We found an article at ArchitecturalDigest.com titled Here’s How Color of the Year Mania Came to Be.
“In the 1957 romantic comedy Funny Face, Kay Thompson — playing a larger-than-life fashion editor inspired by Diana Vreeland–leads a musical number in which she marshals her staff (and presumably the world at large) to “think pink!” Bolts of Pepto Bismol–colored fabric unfurl across her carpeted office floor as she tells her junior editors to “bury the beige.” As it turns out, Funny Face was right on schedule. In real life, pink was all the rage, dousing everything from a 1957 Ford Thunderbird to a 1957 RCA Whirlpool electric range. The parallel underscored a uniquely 20th-century phenomenon—that colors themselves could have moments.”
Isn’t that funny since this is still the season of Barbie pink?
More from that article: “It can be tempting to think of color trends mere whim, or—when a trend really takes off—as a lucky stroke of creative genius. But as that other esteemed fictional fashion editor, Miranda Priestly in The Devil Wears Prada, famously schooled her hapless assistant Andy, the colors of consumer products are never an accident. They are deliberately chosen, work their way through retail networks high and low, and end up tinting the wardrobes of even those who claim to be indifferent to fashion.”
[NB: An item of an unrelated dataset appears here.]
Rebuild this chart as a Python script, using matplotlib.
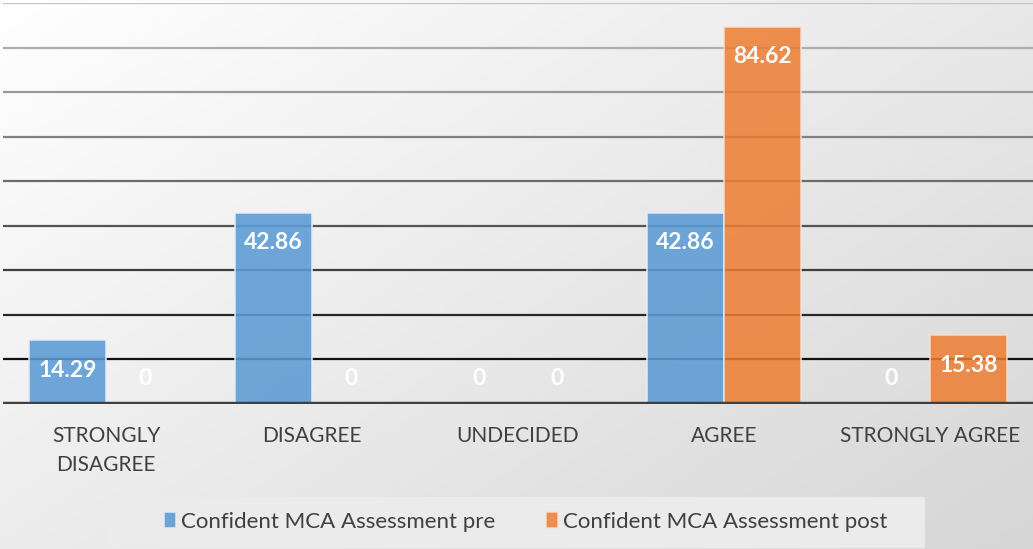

The Pantone Color System has been the standard for color matching since 1963. In 1999, the Pantone Color Institute created the Pantone Color of the Year educational program to engage the design community and color enthusiasts around the world in a conversation around color. The Pantone website states: “We wanted to draw attention to the relationship between culture and color. We wanted to highlight to our audience how what is taking place in our global culture is expressed and reflected through the language of color. This thought process rings just as true today as it did back in 1999. That’s one of the major reasons why, each year, so many around the world look forward to our Pantone Color of the Year announcement.”
Pantone may not have been the first, though. Pratt & Lambert, a paint manufacturer geared to the interior design market, claims their program dates to 1996.
How does all this help the consumer?
First: It does stimulate some fun conversation and debate, even if it’s only about: How in the world do they come up with those names?
Second: It fosters creativity. Most of us don’t want to be boring with our interiors. Colors of the year make us think beyond the basic red, blue, yellow, green, or black and white, or even beige.
Third: It helps us learn about different paint brands. Although I’m not sure how important that is.
Renew blue by Valspar.
Color plays an important role in how interior decorating affects mental health. Color moves us. Color can set a mood and create a conversation. The website colorpsychology.org puts it this way: “It can excite or soothe your mood, raise or lower your blood pressure, even whet your appetite! Whether it’s innate or learned, it’s undeniable that color has a vital impact on how we go about our lives.”